{thanksful: 17 – partisan}

This morning, found myself holding on convulsively, fingers clutching fabric and skin in what was meant to be a light embrace. Sat down at the breakfast table and felt my pulse racing. Felt this sense of Impending Doom, and a hive developing on my chest. Mama neglected to mention there’d be days like this.

Finally got around to catching up with a week’s worth of articles – read through a thoughtful School Library Journal piece on bias in reviewing – and then looked at the smoking garbage fire in the comments. Another hive formed.

I skated last night’s social media, saw the Vogue piece on diamond-encrusted safety pins because why shouldn’t you both center yourself in the struggle of the Other and pander to capitalism while accessorizing allyship? – and after reading a lot of things from Muslim writers that made me both thoughtful and pained, it was time to leave Twitter, too.

The blurry, Impending Doom feelings I struggle to compartmentalize — a note from my agent reminded me that there is value in work — but before I bury myself again, I wanted to remember the words of Angela Y. Davis, that freedom is a constant struggle, and that, if we look away, we get… what we get. This great agitator – and Communist, yes – is still standing up. As old as she is — she’s 72 — she’s dismantling tolerance and working to educate and inform people. She refuses to be a neutral party, gamely insisting on fairness and “hearing both sides” – which is a form of cowardice to which I have been most attracted.
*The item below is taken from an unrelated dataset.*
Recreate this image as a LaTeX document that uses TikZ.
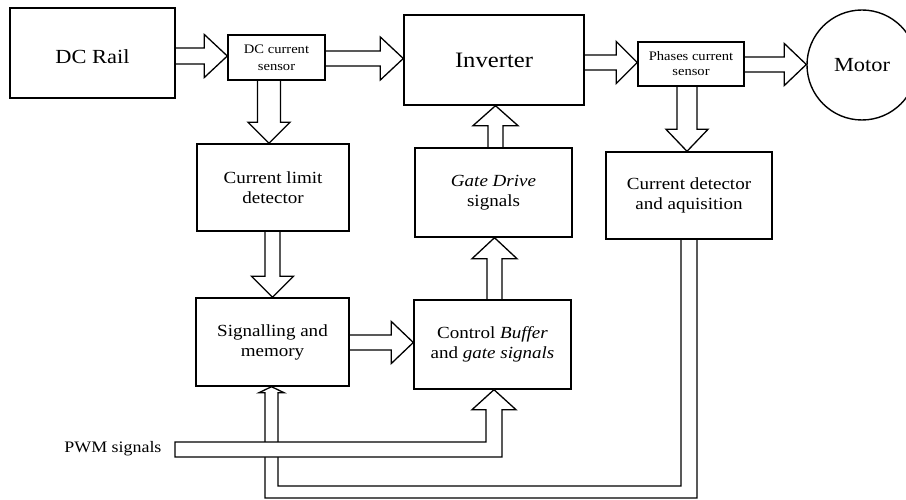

But, sometimes, there’s just not any worth in what the other side has to say.

So, today, I’m grateful for the unfair, the agitators and poets like Denise Levertov. I’m grateful for their words, and for the people who don’t tolerate the tepid, thin mouthings of “tolerance,” but insist on real work, real action, real acceptance and true love; the kind that comes with sweat and tears and unpleasantness.

Goodbye to Tolerance

~ Denise Levertov

Genial poets, pink-faced
earnest wits—
you have given the world
some choice morsels,
gobbets of language presented
as one presents T-bone steak
and Cherries Jubilee.
Goodbye, goodbye,

                                    I don’t care
if I never taste your fine food again,
neutral fellows, seers of every side.
Tolerance, what crimes
are committed in your name.

And you, good women, bakers of nicest bread,
blood donors. Your crumbs
choke me, I would not want
a drop of your blood in me, it is pumped
by weak hearts, perfect pulses that never
falter: irresponsive
to nightmare reality.

It is my brothers, my sisters,
whose blood spurts out and stops
forever
because you choose to believe it is not your business.

(Read the rest of the poem here.)

Everything is my business, unless the people I’m trying to help say it’s not. Period.

One Reply to “{thanksful: 17 – partisan}”

  1. A DIAMOND-encrusted safety pin???!! Are you bleepin’ kidding me?

    And no. With each day revealing a new level of horror~the other side has lost all rights to be heard.

    Am heartened to see the donations pouring in to: ACLU, SPLC, Planned Parenthood, Sierra Club, print news, etc.

    And in my own little teacup, was thrilled to have a big turnout for sign-ups to be in the spring Hairspray production. This. This is the level where lasting change will happen.